88 minutes | No MPAA rating
Russian director Aleksandr Sokurov’s obsession with museums as repositories of our collective culture has already given us one near-masterpiece, “Russian Ark.” In that 2002 mind-blowing fantasia several centuries of history unfold on the grounds and in various galleries of St. Petersburg’s Hermitage Museum, all of it captured in a single impossible 2-hour-18-minute tracking shot.
In “Francofonia” Sokurov turns his attention to the Louvre in Paris.
The film is technically a documentary…but a doc of a singularly personal sort. We see filmmaker Sokurov (or, more accurately, the back of his head) sitting at his computer in a workroom. From time to time he video chats with the captain of a freighter in the North Atlantic who is carrying a precious cargo of priceless art through a harrowing storm at sea. (Is this real footage or staged?)
The soundtrack consists mostly of Sokurov’s voiceover, a steady stream of consciousness that skips from century to century and topic to topic.
Through a treasure trove of old photos and newsreels he tells us the Louvre’s history. His camera often moves in close so that we’re nose to nose with the painted faces looking down from the gallery walls. At other times his camera floats like a disembodied ghost through the corridors and treasure-filled rooms.
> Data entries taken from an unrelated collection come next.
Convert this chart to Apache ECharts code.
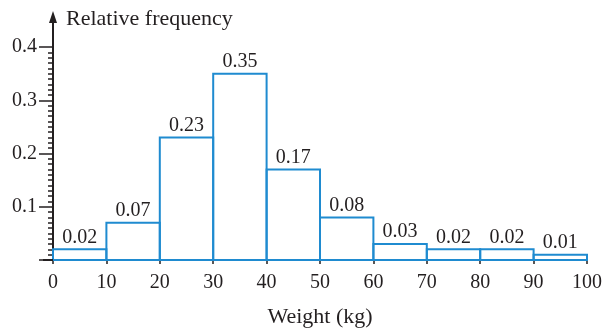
<!DOCTYPE html>
<html>
<head>
<meta charset="utf-8">
<script src="https://cdn.jsdelivr.net/npm/echarts@6/dist/echarts.min.js"></script>
<style>
  html, body { margin: 0; padding: 0; background: #fff; }
  #chart { width: 605px; height: 332px; }
</style>
</head>
<body>
<div id="chart"></div>
<script>
// histogram data
var binEdges = [0, 10, 20, 30, 40, 50, 60, 70, 80, 90, 100];
var relFreq = [0.02, 0.07, 0.23, 0.35, 0.17, 0.08, 0.03, 0.02, 0.02, 0.01];
var yTicks = [0.1, 0.2, 0.3, 0.4];

var barColor = '#1f8bd0';
var inkColor = '#231f20';
var fontFam = "'Liberation Serif', 'DejaVu Serif', serif";

var chart = echarts.init(document.getElementById('chart'));

var bins = relFreq.map(function (v, i) {
  return [binEdges[i], binEdges[i + 1], v];
});

var option = {
  animation: false,
  textStyle: { fontFamily: fontFam, color: inkColor },
  grid: { left: 53, right: 18, top: 47, bottom: 72, outerBoundsMode: 'none', containLabel: false },
  graphic: [{
    type: 'text',
    left: 66,
    top: 8,
    style: { text: 'Relative frequency', font: '22px ' + fontFam, fill: inkColor }
  }],
  xAxis: {
    type: 'value',
    min: binEdges[0],
    max: binEdges[binEdges.length - 1],
    interval: 10,
    name: 'Weight (kg)',
    nameLocation: 'middle',
    nameGap: 46,
    nameTextStyle: { fontSize: 22, color: inkColor, fontFamily: fontFam },
    axisLine: { lineStyle: { color: inkColor, width: 2 } },
    axisTick: { show: true, length: 4, lineStyle: { color: inkColor, width: 1.5 } },
    axisLabel: { fontSize: 20, color: inkColor, margin: 13, fontFamily: fontFam },
    splitLine: { show: false }
  },
  yAxis: {
    type: 'value',
    min: 0,
    max: yTicks[yTicks.length - 1],
    interval: 0.1,
    axisLine: { show: true, lineStyle: { color: inkColor, width: 2 } },
    axisTick: { show: true, length: 14, lineStyle: { color: inkColor, width: 1.5 } },
    minorTick: { show: true, splitNumber: 10, length: 5, lineStyle: { color: inkColor, width: 1.5 } },
    axisLabel: {
      fontSize: 20, color: inkColor, margin: 16, fontFamily: fontFam,
      formatter: function (v) { return v === 0 ? '' : v.toFixed(1); }
    },
    splitLine: { show: false }
  },
  series: [
    {
      type: 'custom',
      clip: false,
      data: bins,
      renderItem: function (params, api) {
        var lo = api.value(0), hi = api.value(1), v = api.value(2);
        var p0 = api.coord([lo, 0]);
        var p1 = api.coord([hi, v]);
        return {
          type: 'group',
          children: [{
            type: 'rect',
            shape: { x: p0[0], y: p1[1], width: p1[0] - p0[0], height: p0[1] - p1[1] },
            style: { fill: 'none', stroke: barColor, lineWidth: 2 }
          }, {
            type: 'text',
            x: (p0[0] + p1[0]) / 2,
            y: p1[1] - 2,
            style: {
              text: v.toFixed(2),
              font: '20px ' + fontFam,
              fill: inkColor,
              align: 'center',
              verticalAlign: 'bottom'
            }
          }]
        };
      }
    },
    {
      // y-axis arrow and the short x-axis stub left of the origin
      type: 'custom',
      clip: false,
      data: [[0, yTicks[yTicks.length - 1]]],
      renderItem: function (params, api) {
        var o = api.coord([0, 0]);
        var top = api.coord([0, api.value(1)]);
        var tipY = top[1] - 36;
        return {
          type: 'group',
          children: [{
            type: 'line',
            shape: { x1: o[0], y1: top[1], x2: o[0], y2: tipY + 8 },
            style: { stroke: inkColor, lineWidth: 2 }
          }, {
            type: 'polygon',
            shape: { points: [[o[0], tipY], [o[0] - 4, tipY + 12], [o[0] + 4, tipY + 12]] },
            style: { fill: inkColor }
          }, {
            type: 'line',
            shape: { x1: o[0] - 10, y1: o[1], x2: o[0], y2: o[1] },
            style: { stroke: inkColor, lineWidth: 2 }
          }]
        };
      }
    }
  ]
};

chart.setOption(option);
</script>
</body>
</html>
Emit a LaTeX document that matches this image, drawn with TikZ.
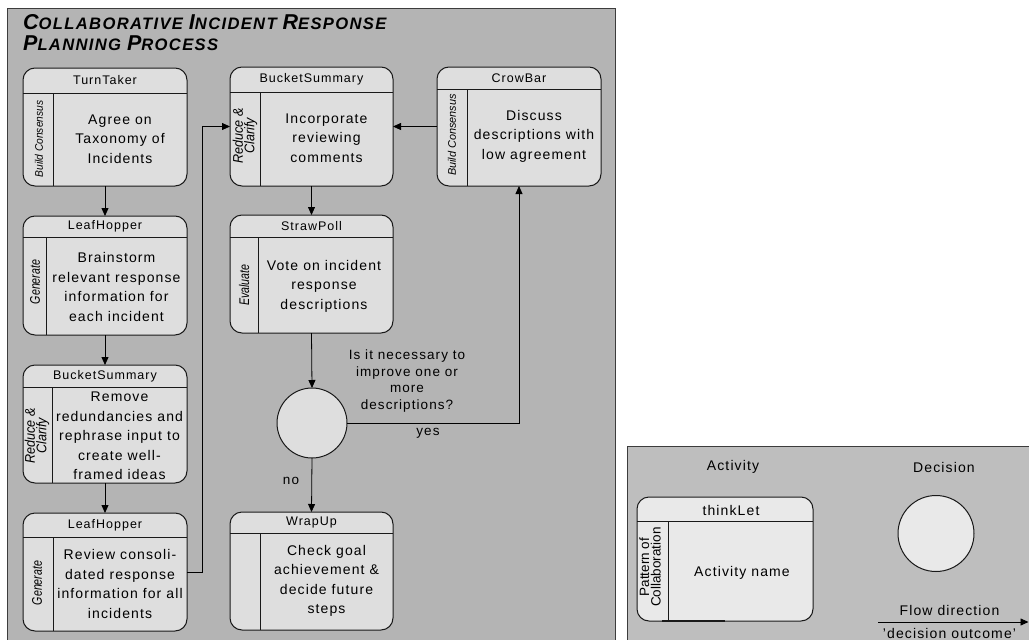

The bulk of “Francofonia” is devoted to the World War II years and two men who pretty much saved the Louvre’s great masterworks from Nazi desecration.
Jacque Juajard was the director of France’s museums at the start of the war. Franz Wolff-Metternich was a German nobleman and officer in charge of the Reich’s efforts to preserve classical culture.
Weird thing is, Wolf-Metternich actually defied his superior’s orders to scarf up all of France’s great masterpieces and ship them back to Germany. He formed an unusual partnership with Juajard, who fearing that Paris might be bombed already had relocated most of the Louvre’s greatest treasures to various isolated chauteaus in the countryside.
In the years after the war the two men would be honored for their preservation of French culture.
Jaujard and Wolff-Metternich are portrayed in pastel-colored re-enactments by actors Louis-Do de Lencquesaing and Benjamin Utzerathand.
“Francofonia” is a technical tour de force, a deeply fascinating history lesson, and ultimately a weirdly touching tale of two men — ostensibly enemies — who without ever really discussing it tacitly agreed to preserve French culture from the barbarian hordes.
Less a conventional documentary than an intensely personal cinematic essay, “Francofonia” defies convention at every turn. It’s not for movie wusses. But it casts a spell all its own.